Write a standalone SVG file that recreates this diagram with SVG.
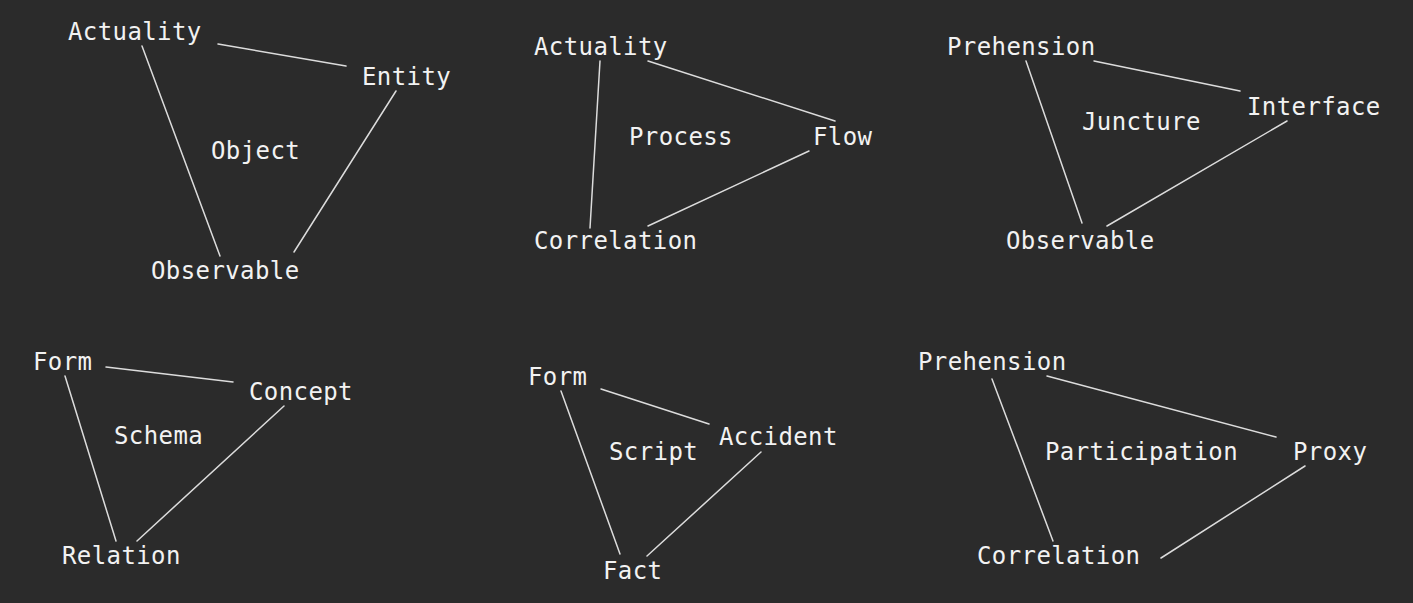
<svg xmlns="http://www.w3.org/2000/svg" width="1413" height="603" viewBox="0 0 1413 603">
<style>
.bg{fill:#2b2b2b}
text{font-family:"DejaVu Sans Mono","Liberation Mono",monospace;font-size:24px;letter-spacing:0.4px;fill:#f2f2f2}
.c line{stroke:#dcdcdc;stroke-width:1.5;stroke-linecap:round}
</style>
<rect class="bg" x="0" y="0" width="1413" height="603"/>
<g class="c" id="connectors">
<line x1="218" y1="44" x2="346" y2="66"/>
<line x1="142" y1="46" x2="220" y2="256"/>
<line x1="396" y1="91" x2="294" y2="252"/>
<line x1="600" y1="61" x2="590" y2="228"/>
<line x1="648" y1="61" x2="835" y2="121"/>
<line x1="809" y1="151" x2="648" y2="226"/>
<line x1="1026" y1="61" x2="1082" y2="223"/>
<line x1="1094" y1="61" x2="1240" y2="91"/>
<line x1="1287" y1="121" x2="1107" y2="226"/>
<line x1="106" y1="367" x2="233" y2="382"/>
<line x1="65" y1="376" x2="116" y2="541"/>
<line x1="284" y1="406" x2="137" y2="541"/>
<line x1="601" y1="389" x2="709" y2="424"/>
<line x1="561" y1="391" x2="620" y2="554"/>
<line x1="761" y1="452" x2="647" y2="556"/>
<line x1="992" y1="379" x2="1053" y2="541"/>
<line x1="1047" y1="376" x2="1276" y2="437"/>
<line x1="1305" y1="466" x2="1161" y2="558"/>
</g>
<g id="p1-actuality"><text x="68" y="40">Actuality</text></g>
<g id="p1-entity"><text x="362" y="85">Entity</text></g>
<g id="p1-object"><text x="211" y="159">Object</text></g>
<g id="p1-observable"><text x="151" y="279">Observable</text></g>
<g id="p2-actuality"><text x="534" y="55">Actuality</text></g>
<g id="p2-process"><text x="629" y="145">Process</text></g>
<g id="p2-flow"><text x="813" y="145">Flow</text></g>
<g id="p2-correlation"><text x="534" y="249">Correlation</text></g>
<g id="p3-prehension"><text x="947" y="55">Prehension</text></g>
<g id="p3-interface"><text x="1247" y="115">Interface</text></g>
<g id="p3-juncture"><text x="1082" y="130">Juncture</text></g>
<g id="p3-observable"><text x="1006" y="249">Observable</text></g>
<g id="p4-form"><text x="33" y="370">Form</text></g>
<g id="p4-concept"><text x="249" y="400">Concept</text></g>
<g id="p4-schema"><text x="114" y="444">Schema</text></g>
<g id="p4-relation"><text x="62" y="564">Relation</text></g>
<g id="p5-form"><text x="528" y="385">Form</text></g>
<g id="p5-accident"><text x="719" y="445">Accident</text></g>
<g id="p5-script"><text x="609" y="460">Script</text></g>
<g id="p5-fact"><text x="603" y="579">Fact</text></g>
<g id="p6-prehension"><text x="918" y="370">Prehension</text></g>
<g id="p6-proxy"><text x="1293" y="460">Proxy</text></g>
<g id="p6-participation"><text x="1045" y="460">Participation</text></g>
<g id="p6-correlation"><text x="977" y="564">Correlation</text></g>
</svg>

==

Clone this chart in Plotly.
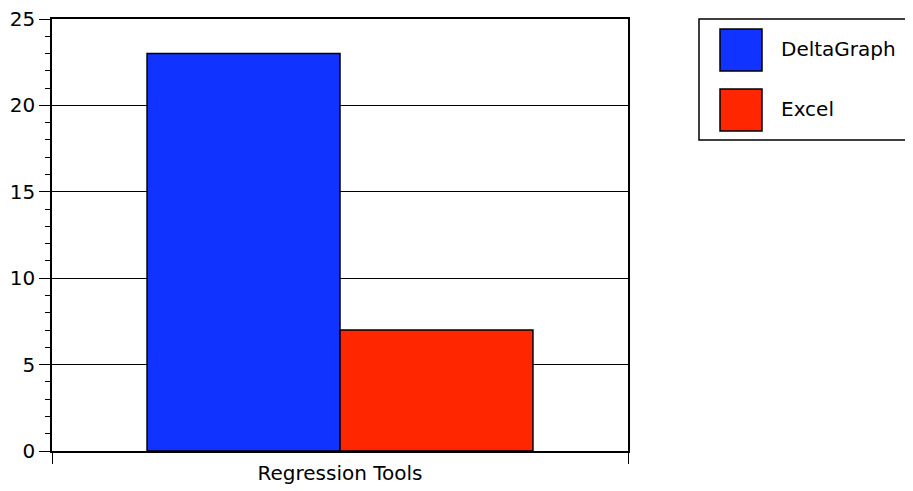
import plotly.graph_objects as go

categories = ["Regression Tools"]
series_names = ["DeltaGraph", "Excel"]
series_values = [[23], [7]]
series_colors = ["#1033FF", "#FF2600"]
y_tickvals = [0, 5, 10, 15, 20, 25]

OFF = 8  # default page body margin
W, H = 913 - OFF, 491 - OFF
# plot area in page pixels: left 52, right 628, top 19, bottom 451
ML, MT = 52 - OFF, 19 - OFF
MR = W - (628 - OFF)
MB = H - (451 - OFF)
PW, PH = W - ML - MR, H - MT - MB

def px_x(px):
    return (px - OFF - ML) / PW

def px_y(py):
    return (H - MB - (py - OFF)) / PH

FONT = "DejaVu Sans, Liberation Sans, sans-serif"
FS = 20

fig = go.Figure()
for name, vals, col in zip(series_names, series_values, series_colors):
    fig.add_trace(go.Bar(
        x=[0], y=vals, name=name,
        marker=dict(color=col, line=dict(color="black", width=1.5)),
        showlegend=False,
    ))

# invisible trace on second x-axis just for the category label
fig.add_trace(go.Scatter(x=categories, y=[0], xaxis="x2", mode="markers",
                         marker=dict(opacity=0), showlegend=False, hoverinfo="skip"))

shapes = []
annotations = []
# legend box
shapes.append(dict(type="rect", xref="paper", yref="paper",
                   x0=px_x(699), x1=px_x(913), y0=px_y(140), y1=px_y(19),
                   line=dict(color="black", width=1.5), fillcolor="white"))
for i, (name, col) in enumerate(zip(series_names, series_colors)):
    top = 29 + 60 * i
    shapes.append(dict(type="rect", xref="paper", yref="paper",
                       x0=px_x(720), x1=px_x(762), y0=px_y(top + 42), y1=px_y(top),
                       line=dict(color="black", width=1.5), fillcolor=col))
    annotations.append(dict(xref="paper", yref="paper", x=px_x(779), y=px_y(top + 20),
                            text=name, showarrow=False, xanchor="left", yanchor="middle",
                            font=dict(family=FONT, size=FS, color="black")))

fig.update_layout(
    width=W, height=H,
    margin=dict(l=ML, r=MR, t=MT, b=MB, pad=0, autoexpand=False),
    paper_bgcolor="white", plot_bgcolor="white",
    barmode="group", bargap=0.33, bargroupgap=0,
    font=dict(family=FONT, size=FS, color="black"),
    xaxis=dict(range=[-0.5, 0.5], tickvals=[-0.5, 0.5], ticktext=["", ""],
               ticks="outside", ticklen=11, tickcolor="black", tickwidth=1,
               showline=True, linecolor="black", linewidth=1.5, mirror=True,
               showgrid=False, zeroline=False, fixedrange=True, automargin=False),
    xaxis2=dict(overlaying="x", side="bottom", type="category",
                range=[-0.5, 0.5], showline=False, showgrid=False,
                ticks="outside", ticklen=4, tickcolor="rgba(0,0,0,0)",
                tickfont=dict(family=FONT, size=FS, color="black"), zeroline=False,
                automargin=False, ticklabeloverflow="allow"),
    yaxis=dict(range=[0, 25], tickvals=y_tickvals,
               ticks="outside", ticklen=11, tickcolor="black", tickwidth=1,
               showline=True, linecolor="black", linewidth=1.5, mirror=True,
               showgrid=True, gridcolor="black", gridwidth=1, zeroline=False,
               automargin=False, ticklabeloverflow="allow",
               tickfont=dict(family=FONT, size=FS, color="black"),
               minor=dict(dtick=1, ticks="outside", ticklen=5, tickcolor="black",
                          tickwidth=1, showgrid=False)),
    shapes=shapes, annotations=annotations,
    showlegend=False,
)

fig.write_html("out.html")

Directive
Start at the line that contains "Clone this chart in Plotly.", stop at the line that contains "PW, PH = W - ML - MR, H - MT - MB", and reproduce each line in that stretch exactly. Pictures are excluded.

Solution to this task
Clone this chart in Plotly.
import plotly.graph_objects as go

categories = ["Regression Tools"]
series_names = ["DeltaGraph", "Excel"]
series_values = [[23], [7]]
series_colors = ["#1033FF", "#FF2600"]
y_tickvals = [0, 5, 10, 15, 20, 25]

OFF = 8  # default page body margin
W, H = 913 - OFF, 491 - OFF
# plot area in page pixels: left 52, right 628, top 19, bottom 451
ML, MT = 52 - OFF, 19 - OFF
MR = W - (628 - OFF)
MB = H - (451 - OFF)
PW, PH = W - ML - MR, H - MT - MB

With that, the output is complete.